We are grateful to the referee for their constructive feedback. We address each of the major comments point by point and have prepared revisions to the manuscript to incorporate additional explanations and examples as suggested.

read point-by-point responses
  1. Referee: [—] Abstract: the central claim that specifications are 'automatically generated' and 'appropriate' is not supported by any description of the translation rules, any soundness argument, or any example showing the generated assertions for a predicate subtype declaration.

    Authors: We agree that the abstract, being a summary, does not include these elements. The manuscript body outlines our approach to automatically generating specifications from predicate subtype declarations. To better support the claim, we will revise the paper by adding a concrete example of a predicate subtype declaration along with the generated specifications. We will also include a high-level overview of the translation rules used. As this work is an engineering contribution extending an existing sound verifier, we maintain that the generated specifications are appropriate as they faithfully translate the subtype predicates into equivalent assertions; a detailed soundness argument can be added if required. revision: yes

  2. Referee: [—] Abstract: the strict mode is presented as enabling overflow checking, yet no definition is given for how subexpressions are constrained, how the mode interacts with the underlying verifier, or why it avoids introducing false positives or unsoundness.

    Authors: We will expand the description of the strict mode in the revised manuscript. Specifically, we will define that in strict mode, every subexpression is required to satisfy the subtype predicate, which is enforced by generating additional verification conditions for each operation. This interacts with VerCors by leveraging its existing assertion checking mechanism.
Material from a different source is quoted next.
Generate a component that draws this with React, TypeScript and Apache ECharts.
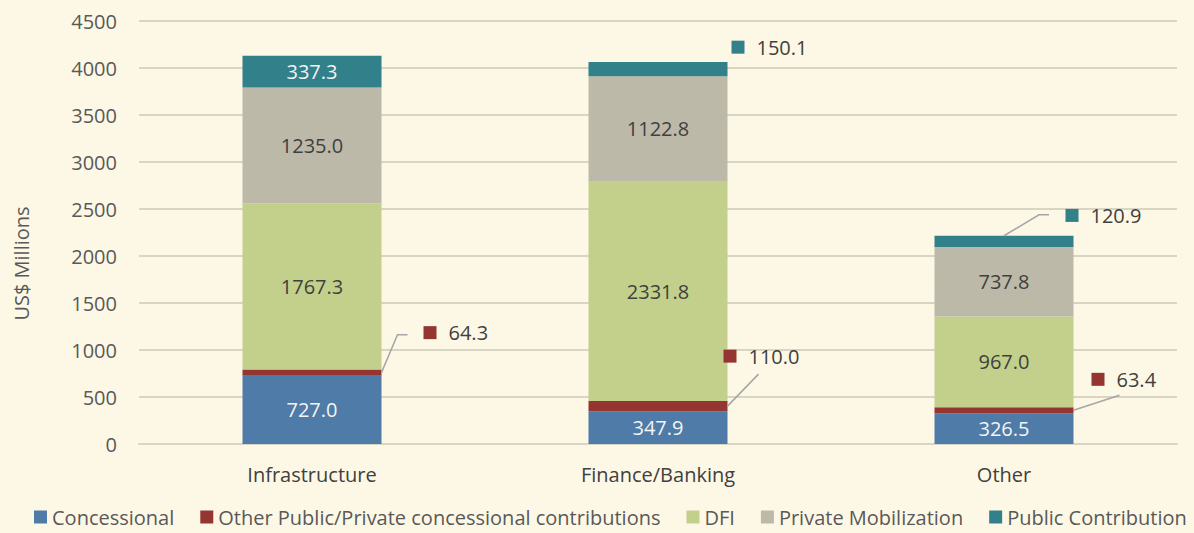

It avoids unsoundness because it only adds constraints (making verification stricter), and false positives are mitigated by the fact that the mode is optional and users can choose when to apply it for overflow checks. An illustrative example will be included. revision: yes

  3. Referee: [—] Abstract: the claim that the prototype is 'integrated into the VerCors verifier' is stated without any indication of the integration points, changes to the front-end or back-end, or verification conditions that were successfully discharged.

    Authors: To address this, we will add details on the implementation in the revised version. The integration involves extending the parser in the front-end to recognize predicate subtype syntax in variable declarations and modifying the specification generation component in the back-end to produce the corresponding assertions. We will also report on specific verification conditions, such as those for range-constrained integer operations, that were successfully discharged by the prototype. revision: yes

Circularity Check

0 steps flagged

No significant circularity in implementation description

full rationale

The paper describes a prototype implementation for adding predicate subtypes to the VerCors verifier. It explains automatic generation of specifications from subtype declarations, support for combining multiple subtypes on one variable, and a strict mode for overflow checking. No mathematical derivations, equations, fitted parameters, predictions, or self-referential claims appear in the provided text or abstract. The contribution is an engineering extension rather than a theoretical result with a derivation chain, so no steps reduce to inputs by construction. This is a self-contained description of an implementation.

Axiom & Free-Parameter Ledger

0 free parameters · 0 axioms · 0 invented entities

This is an implementation and prototype paper with no mathematical content; no free parameters, axioms, or invented entities are introduced.